Your objective = Exactly as written, retype the listing below, omitting the pictures.

Data provided =
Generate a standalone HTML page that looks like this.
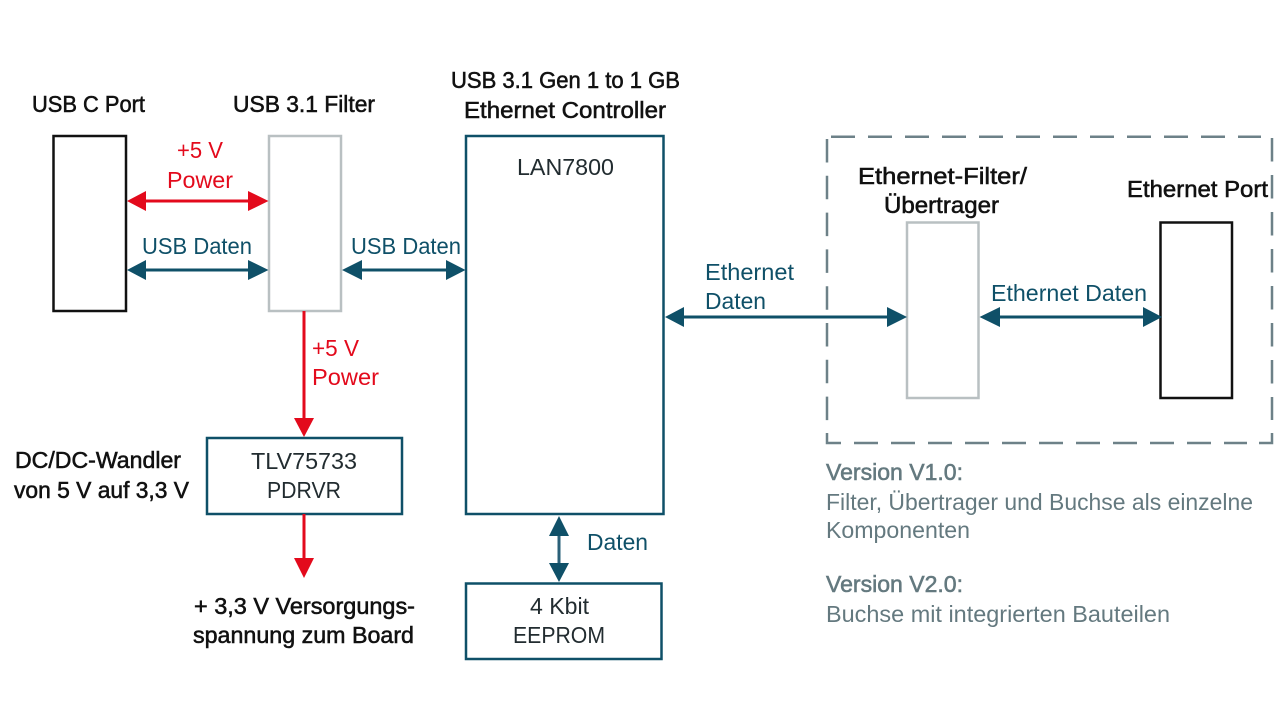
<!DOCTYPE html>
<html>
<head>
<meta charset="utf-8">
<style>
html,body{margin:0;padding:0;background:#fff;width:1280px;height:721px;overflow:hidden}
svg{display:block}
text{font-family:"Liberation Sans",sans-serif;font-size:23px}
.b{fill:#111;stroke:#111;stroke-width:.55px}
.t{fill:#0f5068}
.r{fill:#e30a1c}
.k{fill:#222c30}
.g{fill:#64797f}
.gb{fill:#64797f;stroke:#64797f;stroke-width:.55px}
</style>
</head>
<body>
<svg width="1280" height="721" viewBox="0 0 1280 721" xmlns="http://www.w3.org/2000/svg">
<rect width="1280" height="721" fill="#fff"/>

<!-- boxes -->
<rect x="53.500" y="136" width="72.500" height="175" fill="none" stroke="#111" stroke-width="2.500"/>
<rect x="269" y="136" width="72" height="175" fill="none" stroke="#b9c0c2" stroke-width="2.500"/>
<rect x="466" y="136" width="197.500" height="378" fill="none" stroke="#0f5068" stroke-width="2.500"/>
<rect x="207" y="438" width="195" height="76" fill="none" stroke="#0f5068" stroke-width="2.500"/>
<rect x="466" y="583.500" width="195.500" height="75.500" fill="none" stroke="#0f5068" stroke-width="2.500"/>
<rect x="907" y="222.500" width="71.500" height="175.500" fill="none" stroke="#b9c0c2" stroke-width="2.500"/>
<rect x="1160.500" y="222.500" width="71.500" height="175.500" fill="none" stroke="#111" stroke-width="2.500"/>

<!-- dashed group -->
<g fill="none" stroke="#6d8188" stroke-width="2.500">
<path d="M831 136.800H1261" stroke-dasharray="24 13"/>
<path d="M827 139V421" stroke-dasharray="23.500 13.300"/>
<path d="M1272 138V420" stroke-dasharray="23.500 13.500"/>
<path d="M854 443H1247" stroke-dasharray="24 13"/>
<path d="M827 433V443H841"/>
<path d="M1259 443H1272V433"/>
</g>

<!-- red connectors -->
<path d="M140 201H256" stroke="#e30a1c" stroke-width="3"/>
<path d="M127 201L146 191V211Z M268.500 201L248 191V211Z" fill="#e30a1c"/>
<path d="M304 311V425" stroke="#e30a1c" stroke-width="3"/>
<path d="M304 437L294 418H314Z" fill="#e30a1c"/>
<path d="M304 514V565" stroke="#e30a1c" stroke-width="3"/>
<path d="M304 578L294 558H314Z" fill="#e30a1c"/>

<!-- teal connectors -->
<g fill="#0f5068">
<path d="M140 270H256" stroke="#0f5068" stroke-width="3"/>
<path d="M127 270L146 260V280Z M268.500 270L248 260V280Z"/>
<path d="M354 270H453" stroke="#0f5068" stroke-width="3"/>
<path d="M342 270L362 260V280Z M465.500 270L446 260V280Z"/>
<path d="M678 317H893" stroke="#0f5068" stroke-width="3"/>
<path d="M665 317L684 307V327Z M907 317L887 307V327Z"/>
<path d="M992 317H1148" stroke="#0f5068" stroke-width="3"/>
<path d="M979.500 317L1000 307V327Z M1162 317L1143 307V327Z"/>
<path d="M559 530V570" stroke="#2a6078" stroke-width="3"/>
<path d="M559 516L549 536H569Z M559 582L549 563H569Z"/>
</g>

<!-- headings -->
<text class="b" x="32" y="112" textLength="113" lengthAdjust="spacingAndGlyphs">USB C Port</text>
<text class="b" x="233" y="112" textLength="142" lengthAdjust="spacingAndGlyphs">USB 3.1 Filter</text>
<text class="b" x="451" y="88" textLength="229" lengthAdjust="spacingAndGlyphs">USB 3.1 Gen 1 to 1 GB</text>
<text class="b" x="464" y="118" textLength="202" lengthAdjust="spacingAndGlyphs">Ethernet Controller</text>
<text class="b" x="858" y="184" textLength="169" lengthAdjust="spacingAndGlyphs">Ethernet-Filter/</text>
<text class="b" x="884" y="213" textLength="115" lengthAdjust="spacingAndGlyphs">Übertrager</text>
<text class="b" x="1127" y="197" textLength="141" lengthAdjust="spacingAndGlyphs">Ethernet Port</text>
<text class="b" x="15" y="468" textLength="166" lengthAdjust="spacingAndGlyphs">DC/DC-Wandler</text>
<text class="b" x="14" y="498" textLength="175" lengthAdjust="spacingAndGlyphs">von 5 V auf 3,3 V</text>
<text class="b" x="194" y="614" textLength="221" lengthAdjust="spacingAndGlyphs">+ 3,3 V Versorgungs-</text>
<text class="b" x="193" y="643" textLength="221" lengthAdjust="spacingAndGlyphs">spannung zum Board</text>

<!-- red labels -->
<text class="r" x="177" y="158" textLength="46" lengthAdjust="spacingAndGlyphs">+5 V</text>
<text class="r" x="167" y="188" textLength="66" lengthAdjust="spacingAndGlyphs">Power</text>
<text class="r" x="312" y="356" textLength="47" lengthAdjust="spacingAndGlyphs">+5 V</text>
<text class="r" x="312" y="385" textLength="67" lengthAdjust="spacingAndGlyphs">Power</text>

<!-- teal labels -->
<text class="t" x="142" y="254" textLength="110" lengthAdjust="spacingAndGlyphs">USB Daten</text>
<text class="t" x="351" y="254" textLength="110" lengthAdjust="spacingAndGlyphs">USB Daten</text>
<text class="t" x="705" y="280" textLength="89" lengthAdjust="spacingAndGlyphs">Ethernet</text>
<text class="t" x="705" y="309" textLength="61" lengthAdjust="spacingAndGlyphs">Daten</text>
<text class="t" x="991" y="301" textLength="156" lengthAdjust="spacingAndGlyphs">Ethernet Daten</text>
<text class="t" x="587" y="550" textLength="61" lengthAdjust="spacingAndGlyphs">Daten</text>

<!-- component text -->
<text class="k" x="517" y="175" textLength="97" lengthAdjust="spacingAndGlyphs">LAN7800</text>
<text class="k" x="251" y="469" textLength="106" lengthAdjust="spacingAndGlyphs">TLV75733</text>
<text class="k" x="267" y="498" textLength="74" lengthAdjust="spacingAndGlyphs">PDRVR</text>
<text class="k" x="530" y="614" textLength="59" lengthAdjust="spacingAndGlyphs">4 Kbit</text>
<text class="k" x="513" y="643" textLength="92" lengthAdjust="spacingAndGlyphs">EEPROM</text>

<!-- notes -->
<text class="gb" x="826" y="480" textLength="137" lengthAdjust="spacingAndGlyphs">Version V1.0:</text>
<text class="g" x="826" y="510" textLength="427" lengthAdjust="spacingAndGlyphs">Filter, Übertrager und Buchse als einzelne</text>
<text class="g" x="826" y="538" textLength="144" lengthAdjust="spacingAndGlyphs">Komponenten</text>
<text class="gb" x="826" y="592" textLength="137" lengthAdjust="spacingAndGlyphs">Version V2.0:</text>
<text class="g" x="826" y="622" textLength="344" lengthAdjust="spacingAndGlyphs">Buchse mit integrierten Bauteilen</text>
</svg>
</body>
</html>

Exercise result =
Generate a standalone HTML page that looks like this.
<!DOCTYPE html>
<html>
<head>
<meta charset="utf-8">
<style>
html,body{margin:0;padding:0;background:#fff;width:1280px;height:721px;overflow:hidden}
svg{display:block}
text{font-family:"Liberation Sans",sans-serif;font-size:23px}
.b{fill:#111;stroke:#111;stroke-width:.55px}
.t{fill:#0f5068}
.r{fill:#e30a1c}
.k{fill:#222c30}
.g{fill:#64797f}
.gb{fill:#64797f;stroke:#64797f;stroke-width:.55px}
</style>
</head>
<body>
<svg width="1280" height="721" viewBox="0 0 1280 721" xmlns="http://www.w3.org/2000/svg">
<rect width="1280" height="721" fill="#fff"/>

<!-- boxes -->
<rect x="53.500" y="136" width="72.500" height="175" fill="none" stroke="#111" stroke-width="2.500"/>
<rect x="269" y="136" width="72" height="175" fill="none" stroke="#b9c0c2" stroke-width="2.500"/>
<rect x="466" y="136" width="197.500" height="378" fill="none" stroke="#0f5068" stroke-width="2.500"/>
<rect x="207" y="438" width="195" height="76" fill="none" stroke="#0f5068" stroke-width="2.500"/>
<rect x="466" y="583.500" width="195.500" height="75.500" fill="none" stroke="#0f5068" stroke-width="2.500"/>
<rect x="907" y="222.500" width="71.500" height="175.500" fill="none" stroke="#b9c0c2" stroke-width="2.500"/>
<rect x="1160.500" y="222.500" width="71.500" height="175.500" fill="none" stroke="#111" stroke-width="2.500"/>

<!-- dashed group -->
<g fill="none" stroke="#6d8188" stroke-width="2.500">
<path d="M831 136.800H1261" stroke-dasharray="24 13"/>
<path d="M827 139V421" stroke-dasharray="23.500 13.300"/>
<path d="M1272 138V420" stroke-dasharray="23.500 13.500"/>
<path d="M854 443H1247" stroke-dasharray="24 13"/>
<path d="M827 433V443H841"/>
<path d="M1259 443H1272V433"/>
</g>

<!-- red connectors -->
<path d="M140 201H256" stroke="#e30a1c" stroke-width="3"/>
<path d="M127 201L146 191V211Z M268.500 201L248 191V211Z" fill="#e30a1c"/>
<path d="M304 311V425" stroke="#e30a1c" stroke-width="3"/>
<path d="M304 437L294 418H314Z" fill="#e30a1c"/>
<path d="M304 514V565" stroke="#e30a1c" stroke-width="3"/>
<path d="M304 578L294 558H314Z" fill="#e30a1c"/>

<!-- teal connectors -->
<g fill="#0f5068">
<path d="M140 270H256" stroke="#0f5068" stroke-width="3"/>
<path d="M127 270L146 260V280Z M268.500 270L248 260V280Z"/>
<path d="M354 270H453" stroke="#0f5068" stroke-width="3"/>
<path d="M342 270L362 260V280Z M465.500 270L446 260V280Z"/>
<path d="M678 317H893" stroke="#0f5068" stroke-width="3"/>
<path d="M665 317L684 307V327Z M907 317L887 307V327Z"/>
<path d="M992 317H1148" stroke="#0f5068" stroke-width="3"/>
<path d="M979.500 317L1000 307V327Z M1162 317L1143 307V327Z"/>
<path d="M559 530V570" stroke="#2a6078" stroke-width="3"/>
<path d="M559 516L549 536H569Z M559 582L549 563H569Z"/>
</g>

<!-- headings -->
<text class="b" x="32" y="112" textLength="113" lengthAdjust="spacingAndGlyphs">USB C Port</text>
<text class="b" x="233" y="112" textLength="142" lengthAdjust="spacingAndGlyphs">USB 3.1 Filter</text>
<text class="b" x="451" y="88" textLength="229" lengthAdjust="spacingAndGlyphs">USB 3.1 Gen 1 to 1 GB</text>
<text class="b" x="464" y="118" textLength="202" lengthAdjust="spacingAndGlyphs">Ethernet Controller</text>
<text class="b" x="858" y="184" textLength="169" lengthAdjust="spacingAndGlyphs">Ethernet-Filter/</text>
<text class="b" x="884" y="213" textLength="115" lengthAdjust="spacingAndGlyphs">Übertrager</text>
<text class="b" x="1127" y="197" textLength="141" lengthAdjust="spacingAndGlyphs">Ethernet Port</text>
<text class="b" x="15" y="468" textLength="166" lengthAdjust="spacingAndGlyphs">DC/DC-Wandler</text>
<text class="b" x="14" y="498" textLength="175" lengthAdjust="spacingAndGlyphs">von 5 V auf 3,3 V</text>
<text class="b" x="194" y="614" textLength="221" lengthAdjust="spacingAndGlyphs">+ 3,3 V Versorgungs-</text>
<text class="b" x="193" y="643" textLength="221" lengthAdjust="spacingAndGlyphs">spannung zum Board</text>

<!-- red labels -->
<text class="r" x="177" y="158" textLength="46" lengthAdjust="spacingAndGlyphs">+5 V</text>
<text class="r" x="167" y="188" textLength="66" lengthAdjust="spacingAndGlyphs">Power</text>
<text class="r" x="312" y="356" textLength="47" lengthAdjust="spacingAndGlyphs">+5 V</text>
<text class="r" x="312" y="385" textLength="67" lengthAdjust="spacingAndGlyphs">Power</text>

<!-- teal labels -->
<text class="t" x="142" y="254" textLength="110" lengthAdjust="spacingAndGlyphs">USB Daten</text>
<text class="t" x="351" y="254" textLength="110" lengthAdjust="spacingAndGlyphs">USB Daten</text>
<text class="t" x="705" y="280" textLength="89" lengthAdjust="spacingAndGlyphs">Ethernet</text>
<text class="t" x="705" y="309" textLength="61" lengthAdjust="spacingAndGlyphs">Daten</text>
<text class="t" x="991" y="301" textLength="156" lengthAdjust="spacingAndGlyphs">Ethernet Daten</text>
<text class="t" x="587" y="550" textLength="61" lengthAdjust="spacingAndGlyphs">Daten</text>

<!-- component text -->
<text class="k" x="517" y="175" textLength="97" lengthAdjust="spacingAndGlyphs">LAN7800</text>
<text class="k" x="251" y="469" textLength="106" lengthAdjust="spacingAndGlyphs">TLV75733</text>
<text class="k" x="267" y="498" textLength="74" lengthAdjust="spacingAndGlyphs">PDRVR</text>
<text class="k" x="530" y="614" textLength="59" lengthAdjust="spacingAndGlyphs">4 Kbit</text>
<text class="k" x="513" y="643" textLength="92" lengthAdjust="spacingAndGlyphs">EEPROM</text>

<!-- notes -->
<text class="gb" x="826" y="480" textLength="137" lengthAdjust="spacingAndGlyphs">Version V1.0:</text>
<text class="g" x="826" y="510" textLength="427" lengthAdjust="spacingAndGlyphs">Filter, Übertrager und Buchse als einzelne</text>
<text class="g" x="826" y="538" textLength="144" lengthAdjust="spacingAndGlyphs">Komponenten</text>
<text class="gb" x="826" y="592" textLength="137" lengthAdjust="spacingAndGlyphs">Version V2.0:</text>
<text class="g" x="826" y="622" textLength="344" lengthAdjust="spacingAndGlyphs">Buchse mit integrierten Bauteilen</text>
</svg>
</body>
</html>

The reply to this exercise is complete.